Two key challenges to measuring the ROI of social

Two Guides

Want to know how you should be evaluating social media campaigns? Do you want to know how to balance short-term activation events with long-term effects? The answers are in the recently launched #IPASOCIALWORKS Guide to Measuring Not Counting.

As one of the authors of the Guide I have been involved in several events, including the launch at the IPA, workshops, and conference sessions. Whilst these events have been generally positive, two major challenges have been exposed by our interactions with attendees and people working inside advertisers and agencies.
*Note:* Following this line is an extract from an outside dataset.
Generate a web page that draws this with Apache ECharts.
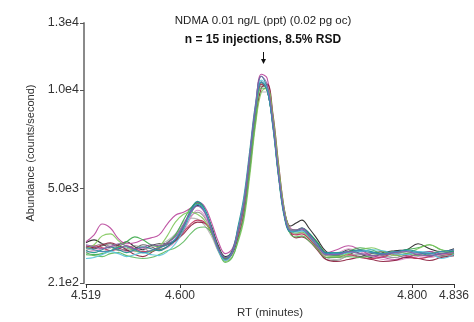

These two challenges do not include the complexity of econometric modelling and experimental design. Although those topics are complex, there are people who can help. No, the two problems are:

  1. Being asked to measure social too late
  2. Not having access to sales data

Measurement needs ‘baking in’ to social
All too often the agency or social team are asked to evaluate campaigns that are about to start, or perhaps underway, and even sometimes that have finished. Occasionally this is possible, but usually it is just folly.

As the Guide points out, the measurement of a campaign is about much more than likes, shares, downloads, and plays. The measurement needs to be in the context of the objectives, and those objectives need to link to things like sales. To measure the complex interactions in social, and between social and other channels, it is necessary to create a plan for what will happen, when it will happen, and how it will be measured. For example, if a campaign is going to be assessed it is best if it does not all start at the same time, and it is best if different regions or groups are exposed to different elements of the campaign.

Asking for the evaluation too late is likely to lead to a report that talks about likes and shares, rather than sales and shifts in likelihood to recommend.

The Guide sets out a five step plan to ‘bake’ measurement into a social campaign.

  1. What is the campaign/activity designed to do? Defining macro objectives, like sales or likelihood to recommend, and micro objectives, such as downloads, plays, and engagement.
  2. Why social? What is the role of social? Including issues like whether social is being used on its own or in conjunction with other channels.
  3. What decisions will be made on the strengths of the evaluation? For example, are the measurements going to be used to manage the campaign in real-time?
  4. What are the appropriate datasets and metrics? With the objectives and uses defined we can select the right things to measure, and make sure that the campaign is deployed in a ways that facilitate measurement.
  5. Designing the evaluation process? The gold standard is market mix modelling, but that may not be affordable in terms of time or cost. The need for accuracy and the need to be pragmatic have to be traded off to select an appropriate design.

Many of the people we have spoken to say they only get approached at stage 4. In these cases it is essential that somebody takes ownership of 1, 2, & 3. For example that somebody lists the objective, both macro and micro, defines why social was chosen, and highlights the decisions that will be made using the measurements.

Measuring ROI and impact requires sales data
Brands guard their sales data very jealously, for fairly obvious reasons. However, without sales data it is not possible to effectively measure the ROI of most social campaigns. If sales data are not available the teams tend to fall back on measuring the available metrics, such as likes and shares, which in turn devalues the measurement of social.

To measure the impact of social typically requires granular data (e.g. weekly data), it requires data on what happened (e.g. impressions), it requires data on who was exposed to what, and it requires sales data.

If brands want to accurately evaluate social, to properly decide how much they should be spending on it, they need to make sales data available to the teams measuring the ROI – which can either be internal teams or specialist agencies.

Have you had problems accessing sales data when modelling? Do you have any tips to share on how to make the case for more data being made available?